I’ve been listening to an addicting podcast that answers many of the questions I’ve always had about what happens to the people I encounter in my law practice who unfortunately get sent to prison. The podcast is called Ear Hustle. WARNING: Do not tune in unless you have a lot of time to listen, because you’re going to be hooked! How would I describe it…?
Imagine a four-foot by nine-foot space, something like a small storage unit or closet. Now imagine sharing it as a living space with someone else for a really long time … like the rest of your life. Such is life inside San Quentin State Prison (referred to by its inmates as “the Q.”) according to Ear Hustle’s first episode, “Cellies.” Co-hosted by inmate Earlonne Woods and Nigel Poor, a San Francisco area visual artist, Ear Hustle just wrapped up its second season on June 20 with its 19th episode of internet visits into the lives of state prison inmates at “the Q.”
Recorded on-site at the prison’s media lab, Ear Hustle is sometimes rough, sometimes poignant, sometimes funny and always fascinating. The show’s topics include the exploration of “the SHU” or solitary confinement –“try to remember all of the things you did from 1989 to 2002. Now imagine doing all of them in one small room,” recounts Woods — and the “Boom Boom Room,” where conjugal visits between inmates and their spouses take place. Other episodes explore the LGBT experience behind bars, and how inmates deal with everyday matters like aging and death.
Equipped with a microphone and allowed access to San Quentin’s exercise yard to interview inmates about their prison experiences, Woods, who is serving a sentence of 31 years to life for attempted second degree robbery, covers not only the pre-planned subject matter but is also alert for the unscripted gems he comes across, like his recording of prisoner Scoop Stack’s singing of his prison tune “Worth It.” The music Woods comes across while on the yard has become an unexpected hit for the co-hosts, who dedicated an entire episode to it at the end of Season 1.
Named for the prison-slang term for eavesdropping, Ear Hustle has been well-received by traditional, mainstream media.

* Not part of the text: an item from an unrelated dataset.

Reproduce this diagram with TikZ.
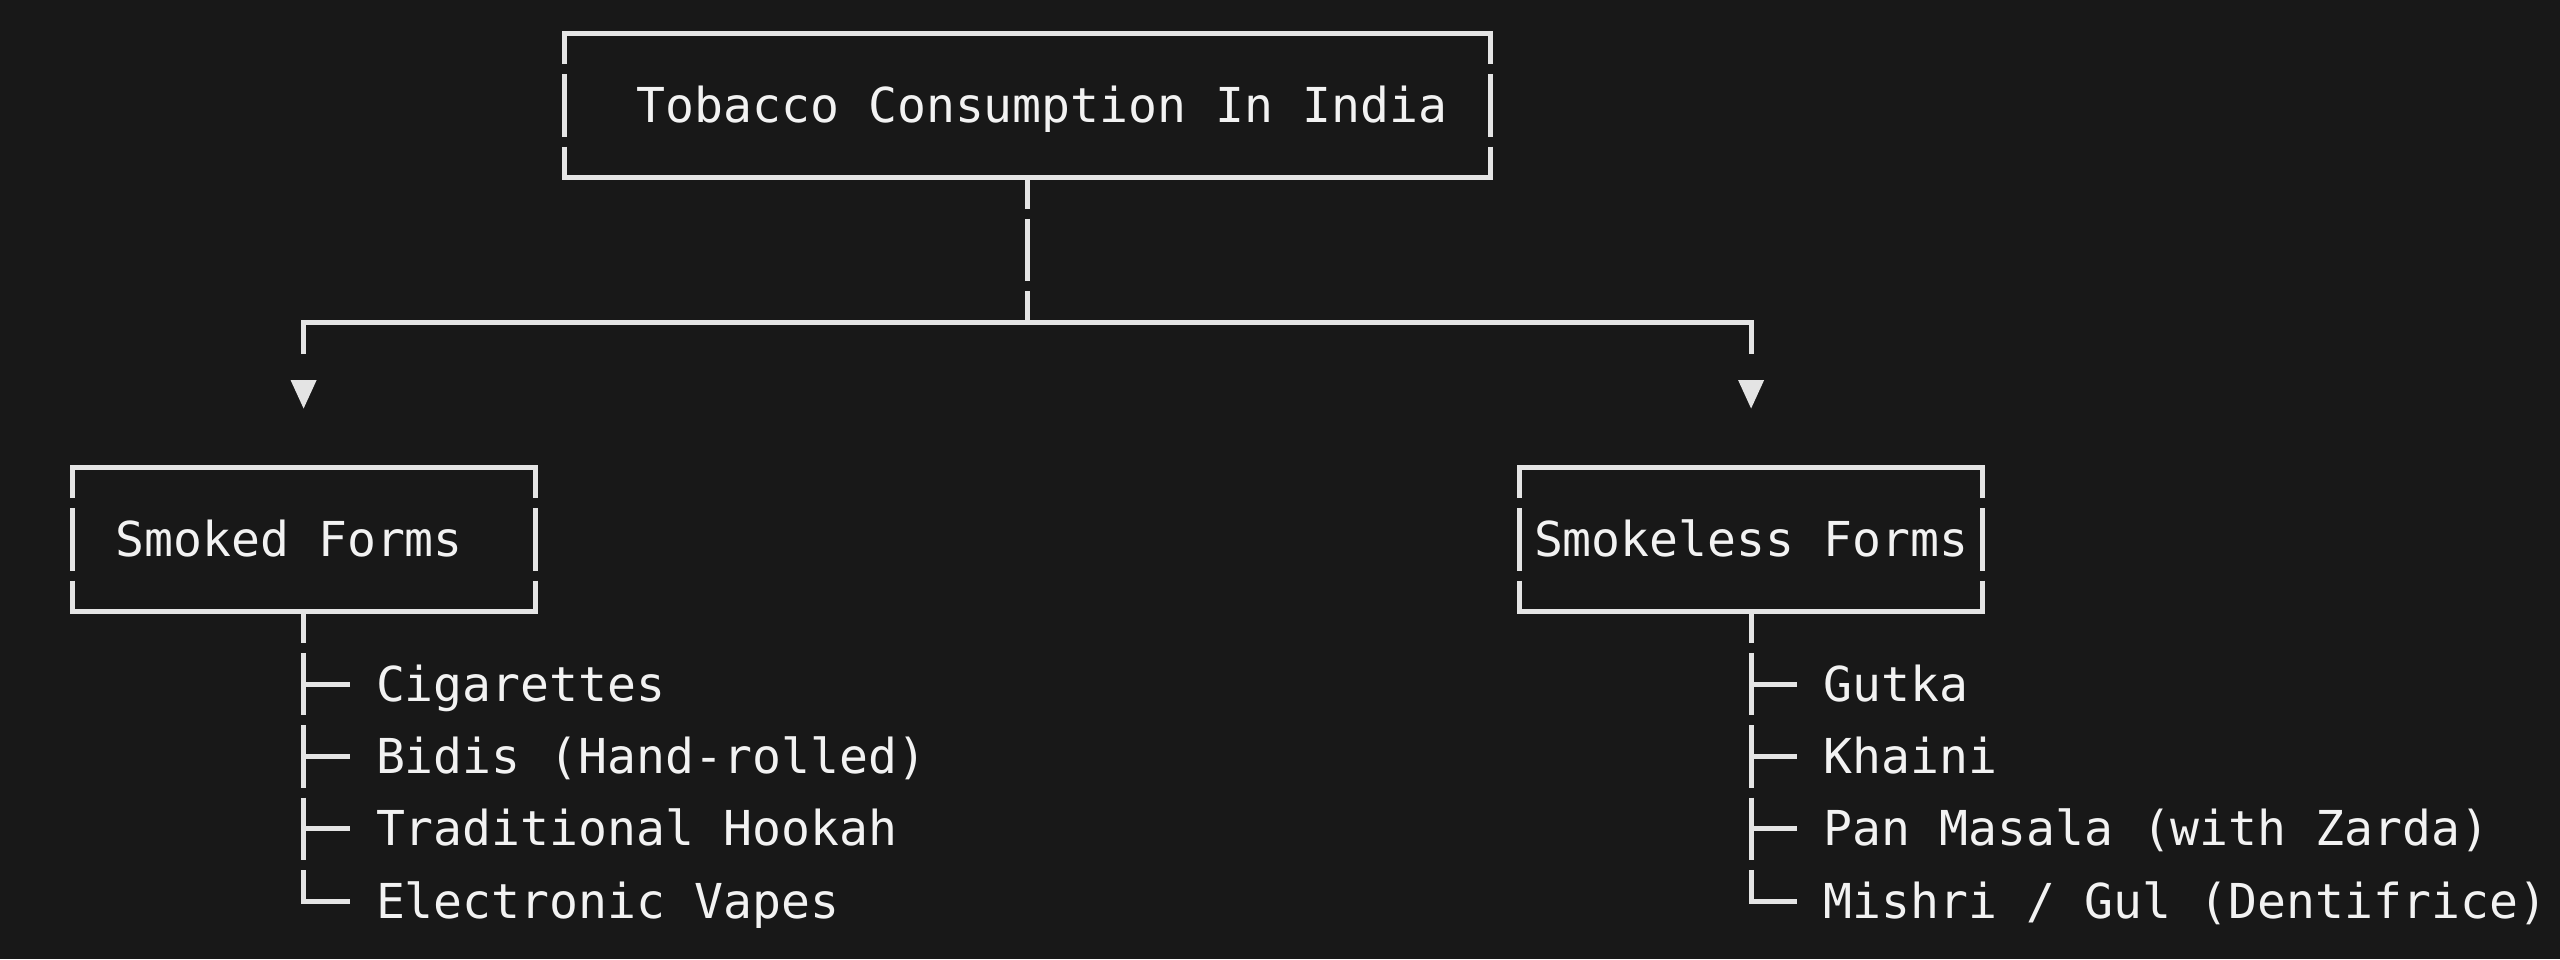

In 2016, Radiotopia named Ear Hustle the winner of its Podquest contest, choosing it from more than 1500 international entries, and Woods and Poor have been featured on NPR’s All Things Considered and CBS News Sunday Morning.
Sure to be a binge experience, Ear Hustle is well worth a listen. And if you can’t get enough of it after hearing all of its episodes, visit the show’s website www.earhustlesq.com and sign up for its monthly newsletter, The Lowdown. You can also interact with the show on social media via Twitter, Instagram, and Facebook.
Available on the usual apps for your various devices, Ear Hustle will return in September for Season 3.